● **Work to be completed**: All of the lines below are to be transcribed faithfully, with pictures excluded from the copy.

• • • •

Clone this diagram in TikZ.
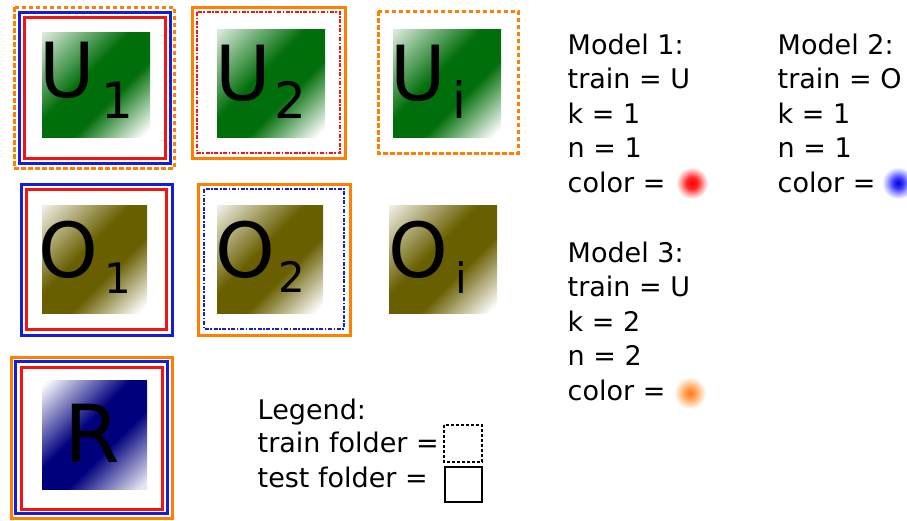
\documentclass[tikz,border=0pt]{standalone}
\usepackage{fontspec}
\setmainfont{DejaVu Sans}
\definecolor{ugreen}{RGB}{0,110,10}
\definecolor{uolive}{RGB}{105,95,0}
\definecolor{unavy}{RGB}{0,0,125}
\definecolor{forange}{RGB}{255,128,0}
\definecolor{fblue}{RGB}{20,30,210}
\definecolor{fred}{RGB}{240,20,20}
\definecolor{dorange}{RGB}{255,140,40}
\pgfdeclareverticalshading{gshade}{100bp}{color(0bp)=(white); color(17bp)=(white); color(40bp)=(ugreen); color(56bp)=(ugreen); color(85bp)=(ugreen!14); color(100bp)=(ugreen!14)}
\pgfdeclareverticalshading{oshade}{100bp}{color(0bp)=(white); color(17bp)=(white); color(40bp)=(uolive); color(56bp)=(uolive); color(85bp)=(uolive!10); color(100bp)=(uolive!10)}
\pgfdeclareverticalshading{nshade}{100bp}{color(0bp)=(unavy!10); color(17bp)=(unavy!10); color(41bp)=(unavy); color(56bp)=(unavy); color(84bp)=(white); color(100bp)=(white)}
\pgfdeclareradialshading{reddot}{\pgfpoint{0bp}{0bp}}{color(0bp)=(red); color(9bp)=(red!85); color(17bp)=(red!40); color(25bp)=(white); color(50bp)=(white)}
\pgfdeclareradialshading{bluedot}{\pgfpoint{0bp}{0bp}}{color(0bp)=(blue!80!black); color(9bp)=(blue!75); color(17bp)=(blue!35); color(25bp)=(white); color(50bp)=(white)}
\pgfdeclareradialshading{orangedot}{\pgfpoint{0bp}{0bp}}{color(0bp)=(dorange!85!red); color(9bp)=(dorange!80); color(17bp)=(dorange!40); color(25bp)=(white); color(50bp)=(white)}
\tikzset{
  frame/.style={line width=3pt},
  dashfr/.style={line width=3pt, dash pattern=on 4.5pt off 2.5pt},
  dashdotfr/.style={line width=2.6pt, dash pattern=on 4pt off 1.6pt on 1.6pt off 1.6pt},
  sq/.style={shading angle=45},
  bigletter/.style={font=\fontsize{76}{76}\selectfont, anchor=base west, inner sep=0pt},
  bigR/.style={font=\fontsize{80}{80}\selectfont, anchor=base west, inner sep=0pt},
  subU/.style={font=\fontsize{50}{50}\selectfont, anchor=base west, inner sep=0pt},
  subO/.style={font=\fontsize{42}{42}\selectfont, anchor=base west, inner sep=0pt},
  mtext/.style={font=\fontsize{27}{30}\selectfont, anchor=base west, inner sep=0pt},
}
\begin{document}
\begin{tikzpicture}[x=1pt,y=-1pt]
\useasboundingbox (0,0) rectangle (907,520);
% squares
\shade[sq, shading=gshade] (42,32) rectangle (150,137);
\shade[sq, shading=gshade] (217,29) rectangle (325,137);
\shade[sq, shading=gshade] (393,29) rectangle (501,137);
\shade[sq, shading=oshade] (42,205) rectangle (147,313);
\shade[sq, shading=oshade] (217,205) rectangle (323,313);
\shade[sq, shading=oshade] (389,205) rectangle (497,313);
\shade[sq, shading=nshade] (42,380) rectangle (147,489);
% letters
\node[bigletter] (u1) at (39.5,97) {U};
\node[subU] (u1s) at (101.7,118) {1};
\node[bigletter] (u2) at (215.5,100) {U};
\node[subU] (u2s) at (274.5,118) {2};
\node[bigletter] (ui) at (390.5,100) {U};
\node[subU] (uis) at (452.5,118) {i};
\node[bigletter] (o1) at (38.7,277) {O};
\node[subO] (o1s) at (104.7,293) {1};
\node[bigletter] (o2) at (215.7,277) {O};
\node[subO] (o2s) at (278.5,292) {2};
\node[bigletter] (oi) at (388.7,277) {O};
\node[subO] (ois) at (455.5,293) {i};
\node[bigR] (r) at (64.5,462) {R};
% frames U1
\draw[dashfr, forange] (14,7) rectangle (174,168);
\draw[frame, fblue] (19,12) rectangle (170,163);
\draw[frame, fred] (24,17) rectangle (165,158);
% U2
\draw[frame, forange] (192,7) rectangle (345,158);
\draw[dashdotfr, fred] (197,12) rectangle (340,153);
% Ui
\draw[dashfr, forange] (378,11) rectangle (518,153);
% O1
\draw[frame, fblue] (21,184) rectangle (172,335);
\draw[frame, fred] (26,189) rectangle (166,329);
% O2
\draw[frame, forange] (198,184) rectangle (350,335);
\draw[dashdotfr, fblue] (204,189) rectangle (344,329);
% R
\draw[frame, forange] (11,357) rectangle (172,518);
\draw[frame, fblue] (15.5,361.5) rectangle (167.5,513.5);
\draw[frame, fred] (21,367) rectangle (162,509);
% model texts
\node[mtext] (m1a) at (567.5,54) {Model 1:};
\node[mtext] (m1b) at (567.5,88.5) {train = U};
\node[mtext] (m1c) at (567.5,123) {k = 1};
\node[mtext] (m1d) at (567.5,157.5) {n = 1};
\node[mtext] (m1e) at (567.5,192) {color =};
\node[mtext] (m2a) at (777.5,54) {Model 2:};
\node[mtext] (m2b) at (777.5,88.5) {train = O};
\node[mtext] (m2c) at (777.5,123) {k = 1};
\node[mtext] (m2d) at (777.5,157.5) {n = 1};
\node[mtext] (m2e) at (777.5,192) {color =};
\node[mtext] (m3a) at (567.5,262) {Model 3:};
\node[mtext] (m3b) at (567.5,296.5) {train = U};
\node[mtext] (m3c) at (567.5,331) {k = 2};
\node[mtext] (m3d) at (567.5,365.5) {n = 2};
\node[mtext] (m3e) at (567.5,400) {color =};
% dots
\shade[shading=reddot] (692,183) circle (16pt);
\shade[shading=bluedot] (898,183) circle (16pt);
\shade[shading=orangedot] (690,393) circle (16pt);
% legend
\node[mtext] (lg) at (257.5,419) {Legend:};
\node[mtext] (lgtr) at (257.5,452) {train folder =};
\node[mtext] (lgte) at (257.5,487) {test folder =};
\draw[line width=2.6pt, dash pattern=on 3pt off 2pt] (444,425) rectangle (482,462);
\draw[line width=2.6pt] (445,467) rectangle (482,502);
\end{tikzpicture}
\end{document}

• • • •

● **Final answer**:
Clone this diagram in TikZ.
\documentclass[tikz,border=0pt]{standalone}
\usepackage{fontspec}
\setmainfont{DejaVu Sans}
\definecolor{ugreen}{RGB}{0,110,10}
\definecolor{uolive}{RGB}{105,95,0}
\definecolor{unavy}{RGB}{0,0,125}
\definecolor{forange}{RGB}{255,128,0}
\definecolor{fblue}{RGB}{20,30,210}
\definecolor{fred}{RGB}{240,20,20}
\definecolor{dorange}{RGB}{255,140,40}
\pgfdeclareverticalshading{gshade}{100bp}{color(0bp)=(white); color(17bp)=(white); color(40bp)=(ugreen); color(56bp)=(ugreen); color(85bp)=(ugreen!14); color(100bp)=(ugreen!14)}
\pgfdeclareverticalshading{oshade}{100bp}{color(0bp)=(white); color(17bp)=(white); color(40bp)=(uolive); color(56bp)=(uolive); color(85bp)=(uolive!10); color(100bp)=(uolive!10)}
\pgfdeclareverticalshading{nshade}{100bp}{color(0bp)=(unavy!10); color(17bp)=(unavy!10); color(41bp)=(unavy); color(56bp)=(unavy); color(84bp)=(white); color(100bp)=(white)}
\pgfdeclareradialshading{reddot}{\pgfpoint{0bp}{0bp}}{color(0bp)=(red); color(9bp)=(red!85); color(17bp)=(red!40); color(25bp)=(white); color(50bp)=(white)}
\pgfdeclareradialshading{bluedot}{\pgfpoint{0bp}{0bp}}{color(0bp)=(blue!80!black); color(9bp)=(blue!75); color(17bp)=(blue!35); color(25bp)=(white); color(50bp)=(white)}
\pgfdeclareradialshading{orangedot}{\pgfpoint{0bp}{0bp}}{color(0bp)=(dorange!85!red); color(9bp)=(dorange!80); color(17bp)=(dorange!40); color(25bp)=(white); color(50bp)=(white)}
\tikzset{
  frame/.style={line width=3pt},
  dashfr/.style={line width=3pt, dash pattern=on 4.5pt off 2.5pt},
  dashdotfr/.style={line width=2.6pt, dash pattern=on 4pt off 1.6pt on 1.6pt off 1.6pt},
  sq/.style={shading angle=45},
  bigletter/.style={font=\fontsize{76}{76}\selectfont, anchor=base west, inner sep=0pt},
  bigR/.style={font=\fontsize{80}{80}\selectfont, anchor=base west, inner sep=0pt},
  subU/.style={font=\fontsize{50}{50}\selectfont, anchor=base west, inner sep=0pt},
  subO/.style={font=\fontsize{42}{42}\selectfont, anchor=base west, inner sep=0pt},
  mtext/.style={font=\fontsize{27}{30}\selectfont, anchor=base west, inner sep=0pt},
}
\begin{document}
\begin{tikzpicture}[x=1pt,y=-1pt]
\useasboundingbox (0,0) rectangle (907,520);
% squares
\shade[sq, shading=gshade] (42,32) rectangle (150,137);
\shade[sq, shading=gshade] (217,29) rectangle (325,137);
\shade[sq, shading=gshade] (393,29) rectangle (501,137);
\shade[sq, shading=oshade] (42,205) rectangle (147,313);
\shade[sq, shading=oshade] (217,205) rectangle (323,313);
\shade[sq, shading=oshade] (389,205) rectangle (497,313);
\shade[sq, shading=nshade] (42,380) rectangle (147,489);
% letters
\node[bigletter] (u1) at (39.5,97) {U};
\node[subU] (u1s) at (101.7,118) {1};
\node[bigletter] (u2) at (215.5,100) {U};
\node[subU] (u2s) at (274.5,118) {2};
\node[bigletter] (ui) at (390.5,100) {U};
\node[subU] (uis) at (452.5,118) {i};
\node[bigletter] (o1) at (38.7,277) {O};
\node[subO] (o1s) at (104.7,293) {1};
\node[bigletter] (o2) at (215.7,277) {O};
\node[subO] (o2s) at (278.5,292) {2};
\node[bigletter] (oi) at (388.7,277) {O};
\node[subO] (ois) at (455.5,293) {i};
\node[bigR] (r) at (64.5,462) {R};
% frames U1
\draw[dashfr, forange] (14,7) rectangle (174,168);
\draw[frame, fblue] (19,12) rectangle (170,163);
\draw[frame, fred] (24,17) rectangle (165,158);
% U2
\draw[frame, forange] (192,7) rectangle (345,158);
\draw[dashdotfr, fred] (197,12) rectangle (340,153);
% Ui
\draw[dashfr, forange] (378,11) rectangle (518,153);
% O1
\draw[frame, fblue] (21,184) rectangle (172,335);
\draw[frame, fred] (26,189) rectangle (166,329);
% O2
\draw[frame, forange] (198,184) rectangle (350,335);
\draw[dashdotfr, fblue] (204,189) rectangle (344,329);
% R
\draw[frame, forange] (11,357) rectangle (172,518);
\draw[frame, fblue] (15.5,361.5) rectangle (167.5,513.5);
\draw[frame, fred] (21,367) rectangle (162,509);
% model texts
\node[mtext] (m1a) at (567.5,54) {Model 1:};
\node[mtext] (m1b) at (567.5,88.5) {train = U};
\node[mtext] (m1c) at (567.5,123) {k = 1};
\node[mtext] (m1d) at (567.5,157.5) {n = 1};
\node[mtext] (m1e) at (567.5,192) {color =};
\node[mtext] (m2a) at (777.5,54) {Model 2:};
\node[mtext] (m2b) at (777.5,88.5) {train = O};
\node[mtext] (m2c) at (777.5,123) {k = 1};
\node[mtext] (m2d) at (777.5,157.5) {n = 1};
\node[mtext] (m2e) at (777.5,192) {color =};
\node[mtext] (m3a) at (567.5,262) {Model 3:};
\node[mtext] (m3b) at (567.5,296.5) {train = U};
\node[mtext] (m3c) at (567.5,331) {k = 2};
\node[mtext] (m3d) at (567.5,365.5) {n = 2};
\node[mtext] (m3e) at (567.5,400) {color =};
% dots
\shade[shading=reddot] (692,183) circle (16pt);
\shade[shading=bluedot] (898,183) circle (16pt);
\shade[shading=orangedot] (690,393) circle (16pt);
% legend
\node[mtext] (lg) at (257.5,419) {Legend:};
\node[mtext] (lgtr) at (257.5,452) {train folder =};
\node[mtext] (lgte) at (257.5,487) {test folder =};
\draw[line width=2.6pt, dash pattern=on 3pt off 2pt] (444,425) rectangle (482,462);
\draw[line width=2.6pt] (445,467) rectangle (482,502);
\end{tikzpicture}
\end{document}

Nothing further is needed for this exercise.